Stated exercise
Copy the material that follows word for word and omit its pictures.

Data excerpt
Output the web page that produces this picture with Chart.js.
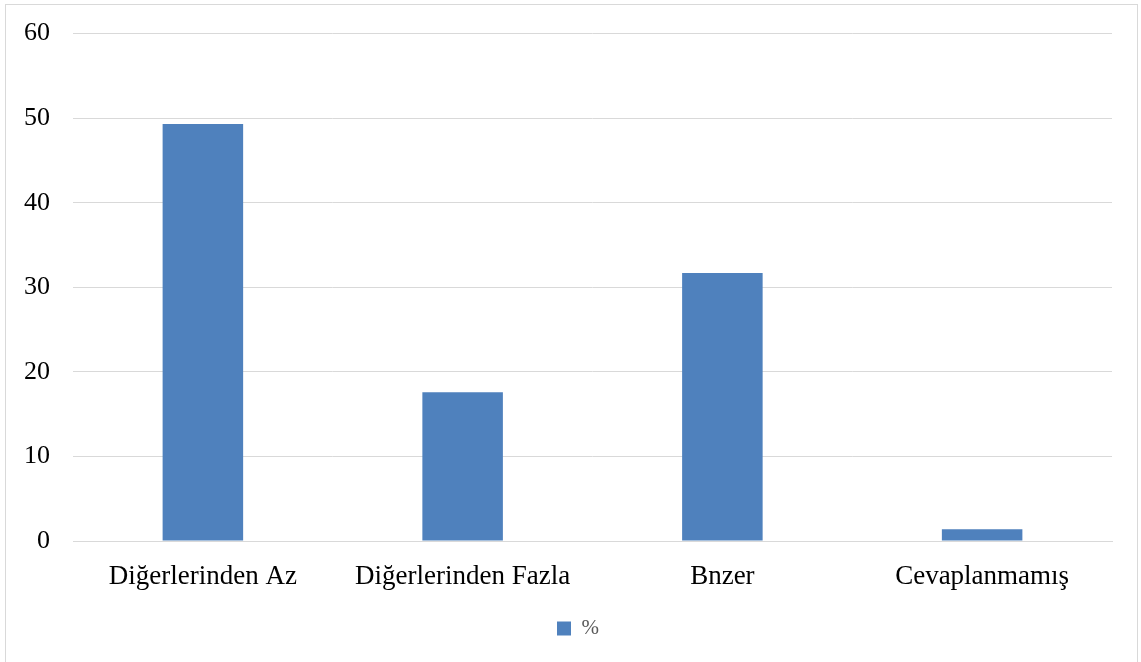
<!DOCTYPE html>
<html>
<head>
<meta charset="utf-8">
<script src="https://cdn.jsdelivr.net/npm/chart.js@4/dist/chart.umd.min.js"></script>
<style>
    html, body { margin: 0; padding: 0; background: #fff; overflow: hidden; }
    #frame {
        position: absolute;
        left: 5px;
        top: 4px;
        width: 1131px;
        height: 670px;
        border: 1px solid #d9d9d9;
        overflow: hidden;
    }
    #frame canvas { display: block; margin-top: -10px; }
</style>
</head>
<body>
<div id="frame"><canvas id="chart" width="1131" height="667"></canvas></div>
<script>
// Response categories and percentages
const categories = ['Diğerlerinden Az', 'Diğerlerinden Fazla', 'Bnzer', 'Cevaplanmamış'];
const percentValues = [49.3, 17.6, 31.7, 1.4];
const seriesLabel = '%';
const yTicks = [0, 10, 20, 30, 40, 50, 60];

const barColor = '#4f81bd';
const gridColor = '#d9d9d9';
const serif = '"Liberation Serif", "Times New Roman", serif';

// the legend is centred on the full frame, not on the padded area
const centreLegend = {
    id: 'centreLegend',
    afterLayout(chart) {
        if (!chart.legend) return;
        chart.legend.left += 19;
        chart.legend.right += 19;
    }
};

const ctx = document.getElementById('chart');

new Chart(ctx, {
    type: 'bar',
    data: {
        labels: categories,
        datasets: [{
            label: seriesLabel,
            data: percentValues,
            backgroundColor: barColor,
            borderWidth: 0,
            categoryPercentage: 1,
            barPercentage: 0.31
        }]
    },
    options: {
        responsive: false,
        animation: false,
        layout: {
            padding: { top: 5, right: 25, bottom: 13, left: 0 }
        },
        plugins: {
            legend: {
                position: 'bottom',
                labels: {
                    boxWidth: 14,
                    boxHeight: 14,
                    padding: 10,
                    color: '#595959',
                    font: { family: serif, size: 21 }
                }
            },
            tooltip: { enabled: false }
        },
        scales: {
            x: {
                grid: { display: false, drawTicks: false },
                border: { color: gridColor, width: 1 },
                ticks: {
                    color: '#000',
                    padding: 20,
                    maxRotation: 0,
                    font: { family: serif, size: 27 }
                },
                afterFit: function(scale) { scale.height = 67; }
            },
            y: {
                min: 0,
                max: 60,
                afterBuildTicks: function(scale) {
                    scale.ticks = yTicks.map(v => ({ value: v }));
                },
                grid: { color: gridColor, lineWidth: 1, drawTicks: false },
                border: { display: false },
                ticks: {
                    color: '#000',
                    padding: 23,
                    font: { family: serif, size: 26 }
                },
                afterFit: function(scale) { scale.width = 67; }
            }
        }
    },
    plugins: [centreLegend]
});
</script>
</body>
</html>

Exercise solution
Output the web page that produces this picture with Chart.js.
<!DOCTYPE html>
<html>
<head>
<meta charset="utf-8">
<script src="https://cdn.jsdelivr.net/npm/chart.js@4/dist/chart.umd.min.js"></script>
<style>
    html, body { margin: 0; padding: 0; background: #fff; overflow: hidden; }
    #frame {
        position: absolute;
        left: 5px;
        top: 4px;
        width: 1131px;
        height: 670px;
        border: 1px solid #d9d9d9;
        overflow: hidden;
    }
    #frame canvas { display: block; margin-top: -10px; }
</style>
</head>
<body>
<div id="frame"><canvas id="chart" width="1131" height="667"></canvas></div>
<script>
// Response categories and percentages
const categories = ['Diğerlerinden Az', 'Diğerlerinden Fazla', 'Bnzer', 'Cevaplanmamış'];
const percentValues = [49.3, 17.6, 31.7, 1.4];
const seriesLabel = '%';
const yTicks = [0, 10, 20, 30, 40, 50, 60];

const barColor = '#4f81bd';
const gridColor = '#d9d9d9';
const serif = '"Liberation Serif", "Times New Roman", serif';

// the legend is centred on the full frame, not on the padded area
const centreLegend = {
    id: 'centreLegend',
    afterLayout(chart) {
        if (!chart.legend) return;
        chart.legend.left += 19;
        chart.legend.right += 19;
    }
};

const ctx = document.getElementById('chart');

new Chart(ctx, {
    type: 'bar',
    data: {
        labels: categories,
        datasets: [{
            label: seriesLabel,
            data: percentValues,
            backgroundColor: barColor,
            borderWidth: 0,
            categoryPercentage: 1,
            barPercentage: 0.31
        }]
    },
    options: {
        responsive: false,
        animation: false,
        layout: {
            padding: { top: 5, right: 25, bottom: 13, left: 0 }
        },
        plugins: {
            legend: {
                position: 'bottom',
                labels: {
                    boxWidth: 14,
                    boxHeight: 14,
                    padding: 10,
                    color: '#595959',
                    font: { family: serif, size: 21 }
                }
            },
            tooltip: { enabled: false }
        },
        scales: {
            x: {
                grid: { display: false, drawTicks: false },
                border: { color: gridColor, width: 1 },
                ticks: {
                    color: '#000',
                    padding: 20,
                    maxRotation: 0,
                    font: { family: serif, size: 27 }
                },
                afterFit: function(scale) { scale.height = 67; }
            },
            y: {
                min: 0,
                max: 60,
                afterBuildTicks: function(scale) {
                    scale.ticks = yTicks.map(v => ({ value: v }));
                },
                grid: { color: gridColor, lineWidth: 1, drawTicks: false },
                border: { display: false },
                ticks: {
                    color: '#000',
                    padding: 23,
                    font: { family: serif, size: 26 }
                },
                afterFit: function(scale) { scale.width = 67; }
            }
        }
    },
    plugins: [centreLegend]
});
</script>
</body>
</html>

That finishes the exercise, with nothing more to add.